[Stored entries]

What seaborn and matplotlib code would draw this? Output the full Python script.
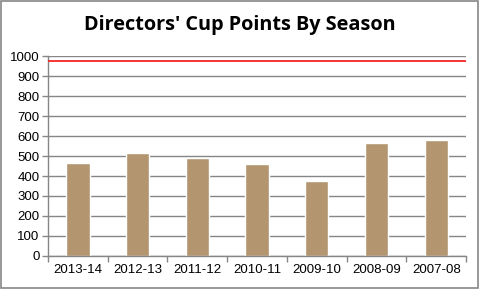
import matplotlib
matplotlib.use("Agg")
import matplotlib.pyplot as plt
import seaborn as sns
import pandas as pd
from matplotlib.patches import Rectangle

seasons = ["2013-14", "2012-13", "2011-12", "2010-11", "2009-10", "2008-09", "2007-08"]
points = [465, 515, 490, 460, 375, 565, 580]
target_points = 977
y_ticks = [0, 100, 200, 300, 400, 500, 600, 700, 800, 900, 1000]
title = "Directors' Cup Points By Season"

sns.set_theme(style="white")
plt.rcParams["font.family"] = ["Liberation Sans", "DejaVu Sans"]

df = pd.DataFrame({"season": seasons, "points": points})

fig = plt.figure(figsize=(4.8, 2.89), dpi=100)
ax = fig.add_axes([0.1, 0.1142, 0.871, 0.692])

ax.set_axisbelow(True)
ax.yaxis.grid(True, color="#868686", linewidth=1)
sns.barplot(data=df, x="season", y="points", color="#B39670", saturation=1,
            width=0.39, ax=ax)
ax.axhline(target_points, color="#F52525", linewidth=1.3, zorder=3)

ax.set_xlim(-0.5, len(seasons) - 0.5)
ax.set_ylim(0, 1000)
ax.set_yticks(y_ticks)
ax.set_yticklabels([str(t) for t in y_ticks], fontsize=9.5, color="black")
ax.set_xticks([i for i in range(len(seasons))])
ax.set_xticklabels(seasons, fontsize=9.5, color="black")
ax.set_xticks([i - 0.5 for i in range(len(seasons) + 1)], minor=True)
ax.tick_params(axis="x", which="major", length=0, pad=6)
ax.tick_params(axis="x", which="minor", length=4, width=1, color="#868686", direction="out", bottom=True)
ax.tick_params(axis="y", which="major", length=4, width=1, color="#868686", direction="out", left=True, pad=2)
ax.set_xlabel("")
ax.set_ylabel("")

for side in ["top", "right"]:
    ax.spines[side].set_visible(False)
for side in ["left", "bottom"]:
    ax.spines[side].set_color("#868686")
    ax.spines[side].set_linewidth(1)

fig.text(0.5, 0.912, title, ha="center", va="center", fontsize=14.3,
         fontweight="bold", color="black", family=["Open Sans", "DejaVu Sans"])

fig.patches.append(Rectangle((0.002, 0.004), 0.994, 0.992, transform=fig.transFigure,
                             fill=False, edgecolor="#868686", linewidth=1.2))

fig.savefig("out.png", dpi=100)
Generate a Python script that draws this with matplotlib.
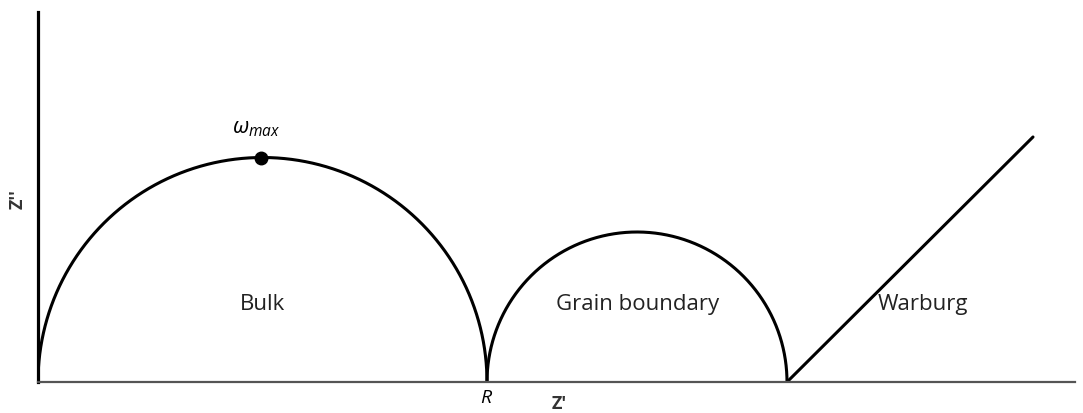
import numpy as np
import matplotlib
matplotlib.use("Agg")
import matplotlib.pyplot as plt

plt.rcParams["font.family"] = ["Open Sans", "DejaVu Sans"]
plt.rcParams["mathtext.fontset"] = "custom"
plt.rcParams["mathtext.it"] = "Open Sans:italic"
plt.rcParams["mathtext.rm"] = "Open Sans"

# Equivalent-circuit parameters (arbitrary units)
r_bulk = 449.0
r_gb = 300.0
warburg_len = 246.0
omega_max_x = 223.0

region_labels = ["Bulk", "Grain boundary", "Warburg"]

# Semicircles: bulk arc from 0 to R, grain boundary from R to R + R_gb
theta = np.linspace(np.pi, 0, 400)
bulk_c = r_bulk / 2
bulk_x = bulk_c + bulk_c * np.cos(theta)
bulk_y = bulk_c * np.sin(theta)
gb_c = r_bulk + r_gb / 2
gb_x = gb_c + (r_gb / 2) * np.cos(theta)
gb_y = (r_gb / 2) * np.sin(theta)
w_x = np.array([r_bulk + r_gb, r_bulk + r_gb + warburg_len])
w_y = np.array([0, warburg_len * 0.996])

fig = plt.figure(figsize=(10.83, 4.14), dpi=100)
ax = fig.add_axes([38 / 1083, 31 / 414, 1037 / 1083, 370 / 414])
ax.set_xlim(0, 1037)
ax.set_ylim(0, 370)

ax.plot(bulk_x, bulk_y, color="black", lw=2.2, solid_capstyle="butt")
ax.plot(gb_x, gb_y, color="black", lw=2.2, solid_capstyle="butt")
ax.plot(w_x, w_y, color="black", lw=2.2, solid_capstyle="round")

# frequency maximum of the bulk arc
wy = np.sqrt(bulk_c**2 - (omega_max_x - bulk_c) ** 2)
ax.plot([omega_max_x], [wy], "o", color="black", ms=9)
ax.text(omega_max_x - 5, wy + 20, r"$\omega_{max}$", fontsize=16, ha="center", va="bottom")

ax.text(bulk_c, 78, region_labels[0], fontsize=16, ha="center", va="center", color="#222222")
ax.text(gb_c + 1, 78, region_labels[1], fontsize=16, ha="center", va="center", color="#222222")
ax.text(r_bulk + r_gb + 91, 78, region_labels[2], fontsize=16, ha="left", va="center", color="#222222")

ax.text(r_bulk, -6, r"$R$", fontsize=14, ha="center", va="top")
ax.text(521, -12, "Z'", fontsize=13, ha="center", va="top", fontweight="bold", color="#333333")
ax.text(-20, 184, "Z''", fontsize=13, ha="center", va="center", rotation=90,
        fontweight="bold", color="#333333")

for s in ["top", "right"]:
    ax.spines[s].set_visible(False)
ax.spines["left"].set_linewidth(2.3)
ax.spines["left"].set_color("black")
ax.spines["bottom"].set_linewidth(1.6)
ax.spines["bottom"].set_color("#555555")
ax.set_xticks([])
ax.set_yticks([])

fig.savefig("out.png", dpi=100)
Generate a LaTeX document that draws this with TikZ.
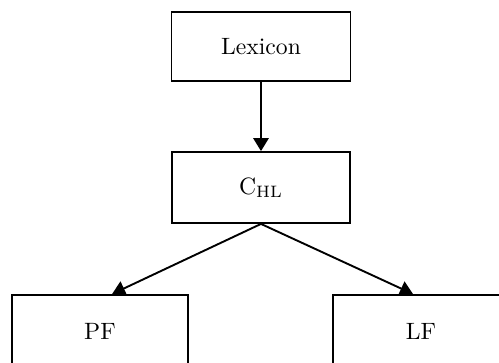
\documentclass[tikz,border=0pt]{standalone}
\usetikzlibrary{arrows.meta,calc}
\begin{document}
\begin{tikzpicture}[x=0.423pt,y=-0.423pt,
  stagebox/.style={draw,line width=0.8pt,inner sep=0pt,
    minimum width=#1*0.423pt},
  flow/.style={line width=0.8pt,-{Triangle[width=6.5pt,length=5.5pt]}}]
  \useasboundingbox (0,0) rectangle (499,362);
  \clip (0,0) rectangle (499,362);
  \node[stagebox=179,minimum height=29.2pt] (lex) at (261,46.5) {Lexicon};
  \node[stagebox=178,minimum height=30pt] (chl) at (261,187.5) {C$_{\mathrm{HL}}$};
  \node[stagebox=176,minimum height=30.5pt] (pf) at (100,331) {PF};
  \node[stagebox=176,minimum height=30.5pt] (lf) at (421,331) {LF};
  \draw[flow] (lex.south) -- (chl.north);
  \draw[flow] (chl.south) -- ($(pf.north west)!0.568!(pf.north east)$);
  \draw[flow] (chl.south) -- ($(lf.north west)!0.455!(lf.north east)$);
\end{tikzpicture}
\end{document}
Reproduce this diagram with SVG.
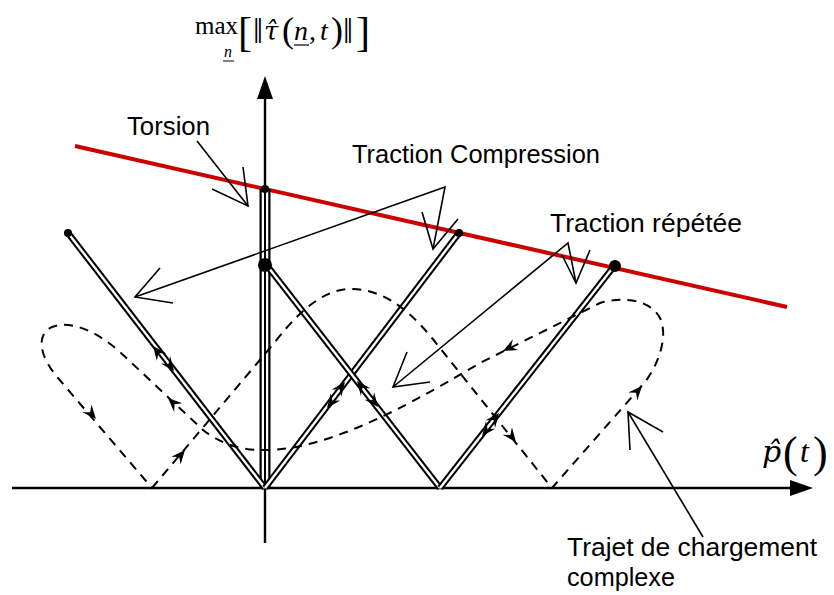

[TASK TO COMPLETE] Across the entries above, how many lines contain "script"? Provide only the count.

[RESPONSE] 2